Fall 1993 // Volume 31 // Number 3 // Research in Brief // 3RIB2

Previous Article Issue Contents

How Do You Feel About Teaching Money Matters?

Abstract
Although the agents perceived all seven areas of financial management were important, it appears they're equipped to help households and families only in the areas of financial planning and credit. Agents believed they were insufficiently prepared to teach in the areas of retirement, insurance, estate planning, investments, and legal issues. The perception of insufficient knowledge and ability in these five areas suggests that inservice education could help Pennsylvania agents develop the needed skills to teach limited-resource families.


Marilyn M. Furry
Assistant Professor, Agricultural and Extension Education
Penn State University-University Park
Internet address: mfurry@psupen.psu.edu

Rama B. Radhakrishna
Research Associate
Agricultural and Extension Education
Penn State University-University Park
Internet address: rradhakr@psupen.psu.edu

Cathy F. Bowen
Assistant Professor
Agricultural and Extension Education
Penn State University-University Park
Internet address: cbowen@psupen.psu.edu


Economic stability and security of families is one of the initiatives of Extension. In addition, the plight of young children and youth at risk are National Initiatives with a resource management component involving families with children of various age groups. All families, especially limited-resource and resource-stressed families, are affected by the changes in the economy. Further, when unemployment rates rise, resulting in a decreasing opportunity to earn money, families with fewer resources are usually affected first and feel the impact longest.

Management skills can make a difference in how well families cope with unfavorable economic conditions. Limited-resource families are those in which the heads of household have less than a high school education or whose income falls below the poverty line ($14,350 for 1993 with a family of four).1 Resource-stressed families may have adequate incomes, but other stressors affect their use of income. Stressors can include being a single-parent household, or having a chronically ill parent or child. Financial management skills can also help families with sufficient resources who have a temporary decrease in income. Extension agents are in a position to help such families if they have the necessary financial management knowledge and skills themselves. This study was designed to determine the importance and self- perceived ability of agents to teach in seven areas of family financial management.

Methods and Procedures

The population for the study was 96 home economics Extension agents in Pennsylvania. Eight sections were included in the questionnaire to collect data in the areas of financial planning, credit, retirement, insurance, estate planning, investments, legal issues, and demographic characteristics. The items relative to these seven areas were measured on a Likert-type scale. The importance scale ranged from 1 "not important" to 5 "very important." The ability scale ranged from 1 "not able" to 5 "very highly able." The questionnaire was reviewed by a panel of four experts (faculty and specialists) to establish face and content validity. Data were collected through a mail survey. A total of 63 agents responded (66%). A post-hoc reliability analysis indicated the questionnaire was reliable. Data were analyzed using descriptive statistics.

Findings

The majority of agents were female (95%), middle-aged (44 years), and married (71%). A majority had graduate degrees (54%). On an average, agents had 18 years of work experience.
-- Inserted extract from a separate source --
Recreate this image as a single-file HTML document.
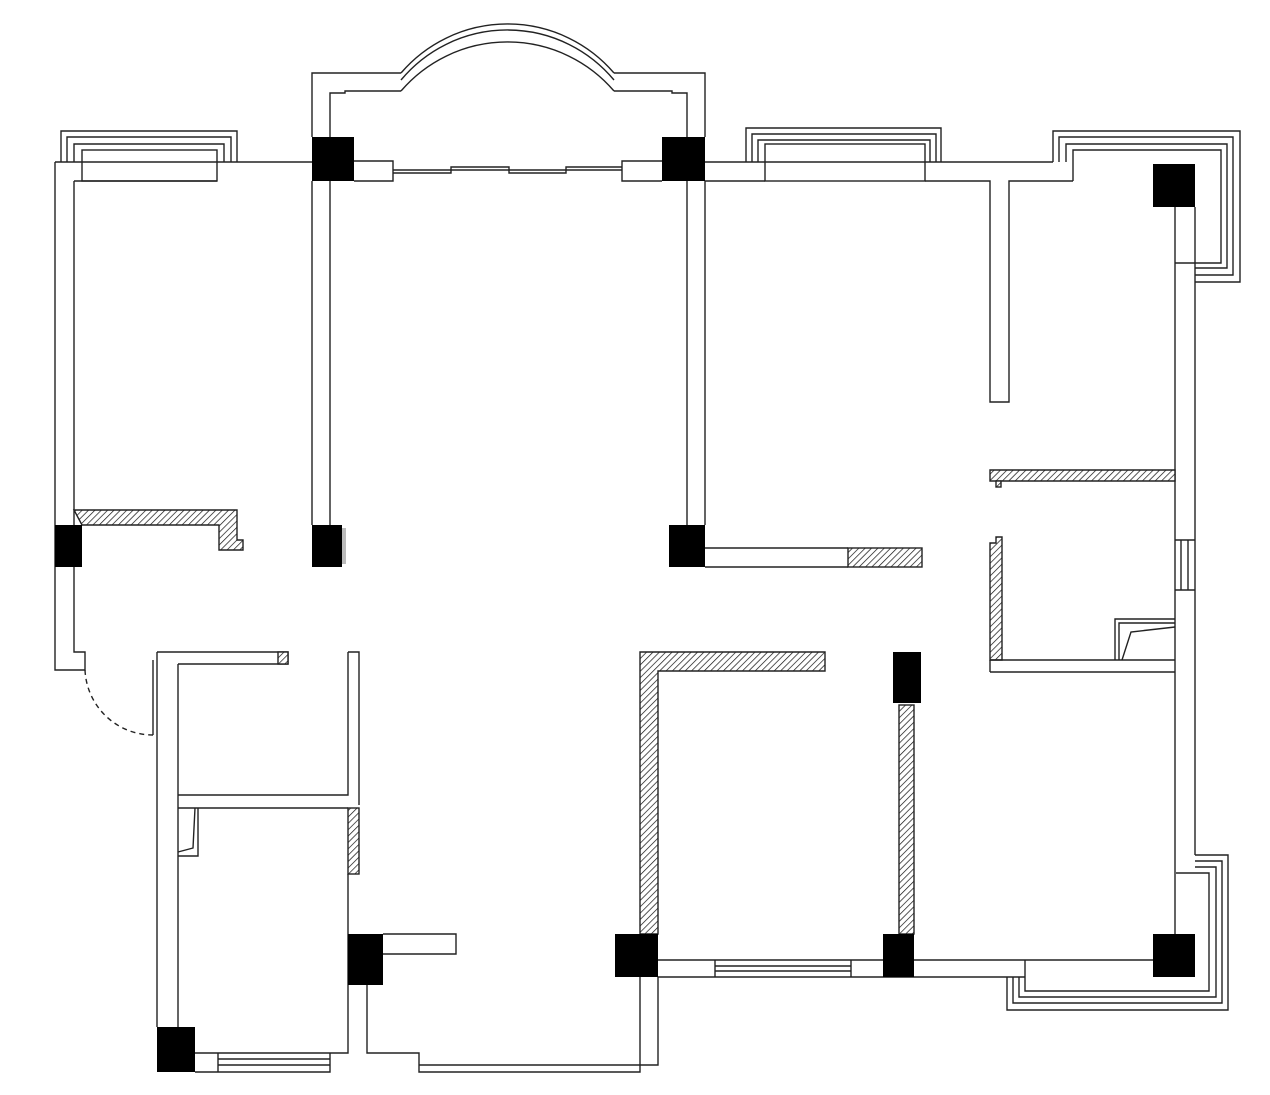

Figure 1 shows the importance and self-perceived ability to teach ratings for the seven financial management competencies showing agents rated all seven competencies as important. Competency in estate planning was rated highest (4.35) for importance followed by retirement (4.32), insurance (4.18), financial planning (4.17), legal issues (4.15), credit (4.07), and investment (3.88). The agents perceived that they were somewhat able to teach in the areas of investments (1.80), estate planning (1.86), legal issues (1.89), insurance (2.00), and retirement (2.32). However, agents perceived they were moderately able to teach the competencies in the areas of financial planning (3.34) and credit (2.57).

Figure 1. Agents' perceptions of importance and ability rating.

Conclusions and Implications

Although the agents perceived all seven areas of financial management were important, it appears they're equipped to help households and families only in the areas of financial planning and credit. The financial planning section of the questionnaire included statements about the basics of managing money such as developing a savings/spending plan, setting spending goals, managing credit, understanding potential earning capacity, savings, and communicating about money. These capabilities are fundamental to managing money regardless of income.

Agents believed they were insufficiently prepared to teach in the areas of retirement, insurance, estate planning, investments, and legal issues. While families below or near poverty level aren't likely to be concerned about investments or estate planning, they may have significant needs related to insurance, retirement, and legal issues. The perception of insufficient knowledge and ability in these five areas suggests that inservice education could help Pennsylvania agents develop the needed skills to teach limited-resource families.

Footnote

1. National Archives and Records Administration, "Annual Update of the HHS Poverty Guidelines," Federal Register, LVIII (February 12, 1993), 8287-89.